Marring these inspired casting choices is the familiar plot, which not only takes inspiration from Raimi’s Spider-Man but from many other superhero movies as well. These discussions about secret identities, the city needing a symbol, and the role of police versus the anonymous crime-fighter are all very interesting, but they have been explored many times before now, and in a better manner by movies like Batman Begins and Iron Man.
A more personal disappointment is the lack of screen-time given to Sally Field and Martin Sheen, two very talented actors who are seen only briefly. There are scenes that have one or both of Peter’s adoptive parents showing concern for his injuries and his tendency to return home late, yet The Amazing Spider-Man doesn’t take time to examine these issues further. And even if such moments aren’t necessary, it wouldn’t hurt to see more interaction between the three.

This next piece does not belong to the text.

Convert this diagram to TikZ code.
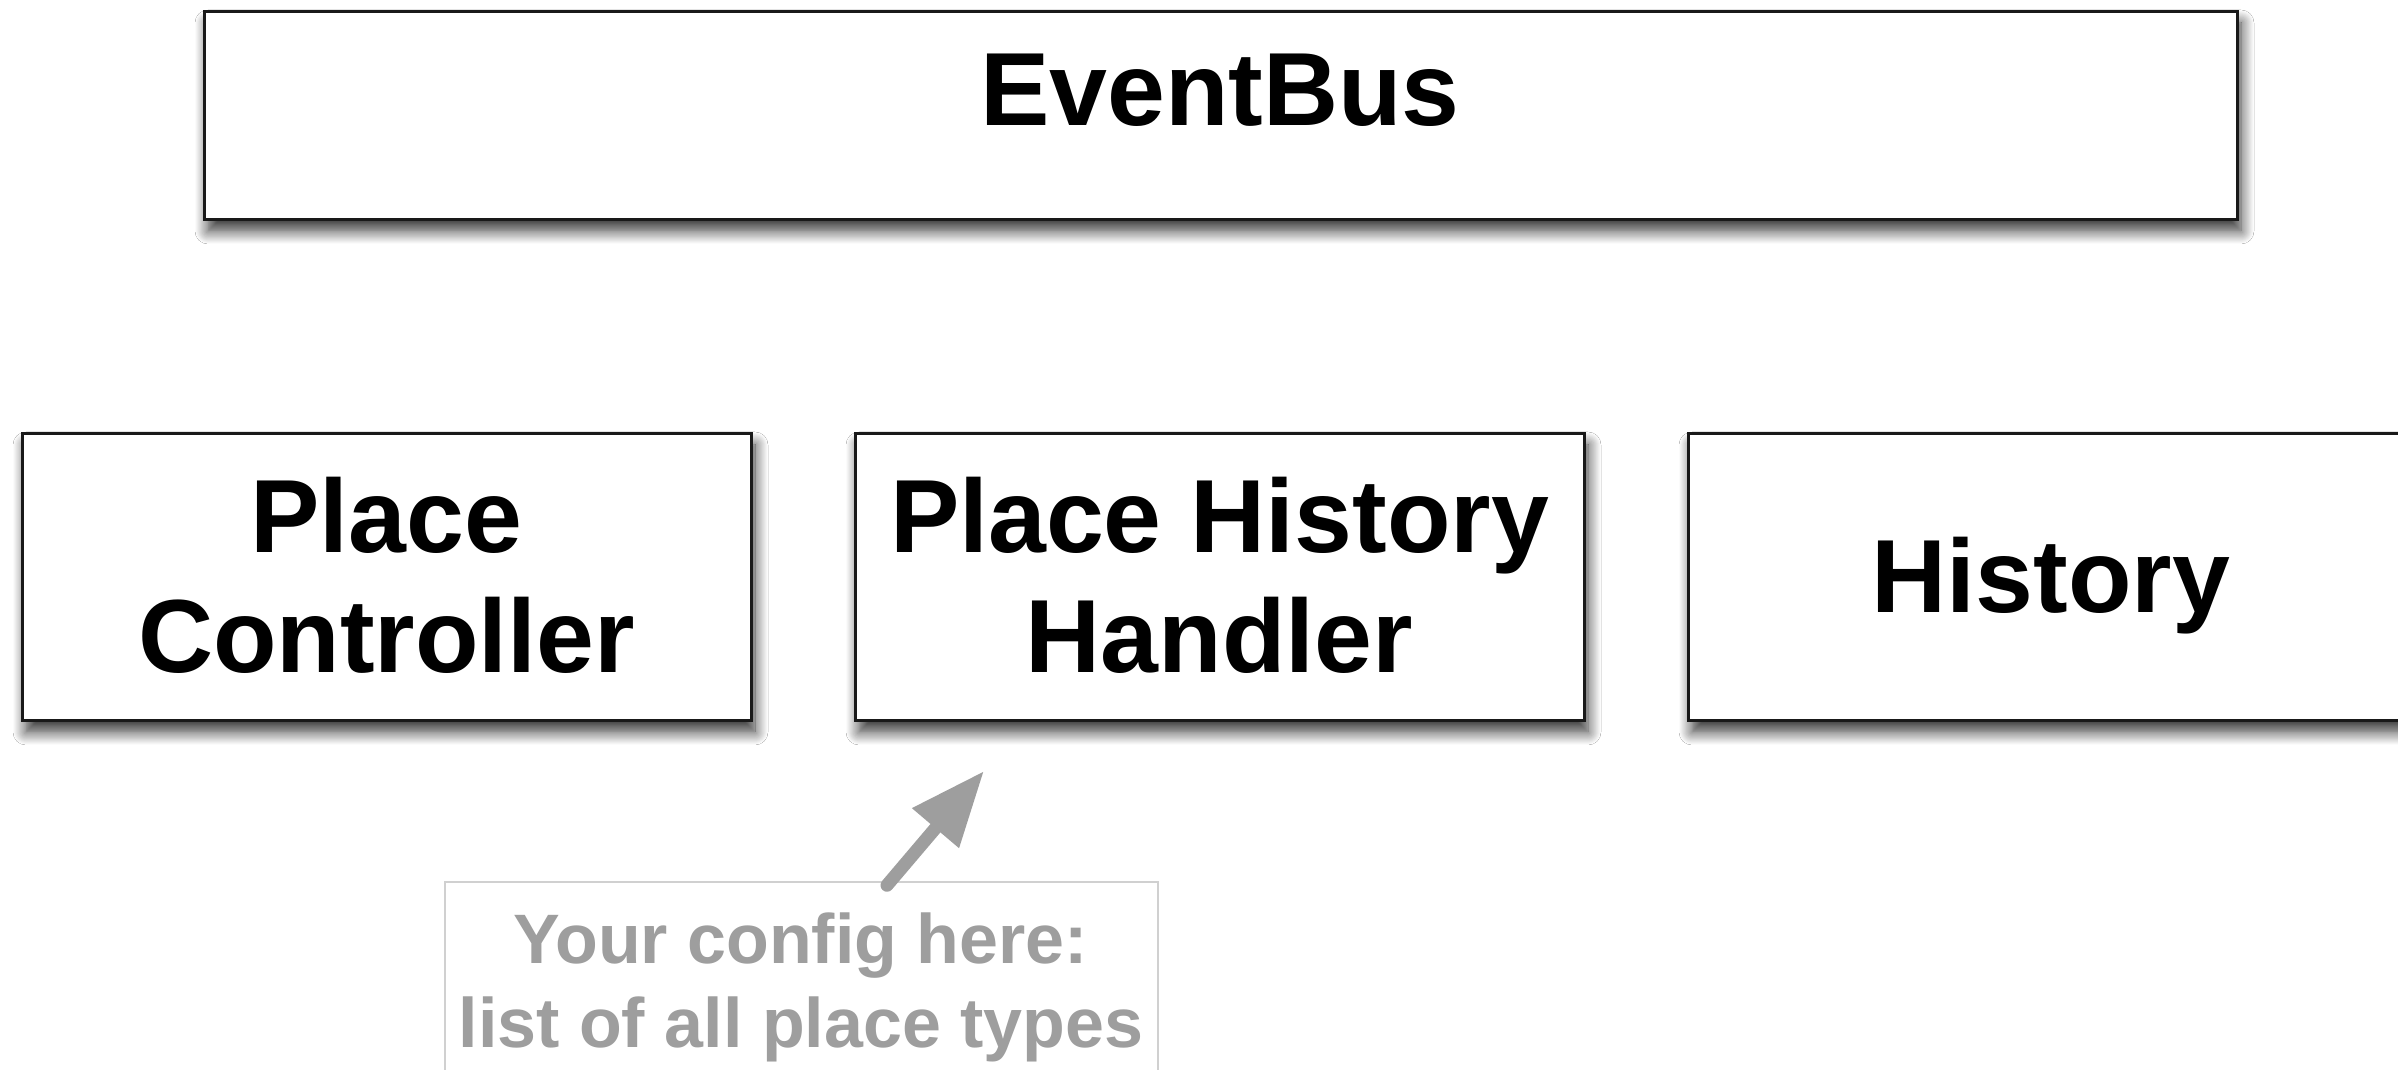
\documentclass[tikz,border=0pt]{standalone}
\usepackage{fontspec}
\setmainfont{Liberation Sans}
\usetikzlibrary{arrows.meta,shadows.blur,calc}
\definecolor{notegray}{HTML}{9E9E9E}
\definecolor{noteborder}{HTML}{D0D0D0}
\begin{document}
\begin{tikzpicture}[x=1pt,y=1pt,
  box/.style={draw=black!90, line width=3pt, fill=white, inner sep=0pt,
    blur shadow={shadow xshift=4pt, shadow yshift=-11pt, shadow blur radius=13pt, shadow blur steps=14, shadow opacity=80}},
  bigtxt/.style={anchor=base, inner sep=0pt, font=\fontsize{104}{120}\selectfont\bfseries},
  notetxt/.style={anchor=base, inner sep=0pt, text=notegray, font=\fontsize{70}{84}\selectfont\bfseries},
  notebox/.style={draw=noteborder, line width=1.5pt, fill=white, inner sep=0pt}]
\useasboundingbox (0,0) rectangle (2398,1069);
\fill[white] (0,0) rectangle (2398,1069);
% boxes
\node[box, minimum width=2033pt, minimum height=208pt] (eb) at (1220.5,953) {};
\node[box, minimum width=729pt, minimum height=287pt] (pc) at (386.5,491.5) {};
\node[box, minimum width=729pt, minimum height=287pt] (phh) at (1219.5,491.5) {};
\node[box, minimum width=729pt, minimum height=287pt] (hist) at (2052.5,491.5) {};
% labels
\node[bigtxt] (ebT) at (1220,943) {EventBus};
\node[bigtxt] (pcT1) at (386.5,516) {Place};
\node[bigtxt] (pcT2) at (386.5,396) {Controller};
\node[bigtxt] (phhT1) at (1219.5,516) {Place History};
\node[bigtxt] (phhT2) at (1219.5,396) {Handler};
\node[bigtxt] (histT) at (2051,456) {History};
% note
\node[notebox, minimum width=713pt, minimum height=260pt] (note) at (801.5,57) {};
\node[notetxt] (noteT1) at (801,106) {Your config here:};
\node[notetxt] (noteT2) at (801,22) {list of all place types};
% arrow
\coordinate (tail) at ($(note.north)+(85.5,-4)$);
\coordinate (tip) at (984,298);
\draw[notegray, line width=13pt, line cap=round, -{Triangle[length=75pt,width=58pt]}] (tail) -- (tip);
\end{tikzpicture}
\end{document}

When it was first released, The Amazing Spider-Man was often criticised for taking itself too seriously and its very open declaration of a sequel, but it was nonetheless appreciated for having a different tone to that of Sam Raimi’s movies. Nowadays though, this same tone only works against The Amazing Spider-Man, starving it of the fun, colourful and exciting action sequences that have made the Disney-owned Marvel Cinematic Universe so popular.
Despite this grievance, and others beside, The Amazing Spider-Man is a very admirable film. Both Garfield and Stone are undoubtedly what make the movie so special, giving great performances and exuding almost-genuine warmth. And whether one appreciates it or not, the mature tone does at least provide an interesting viewing experience.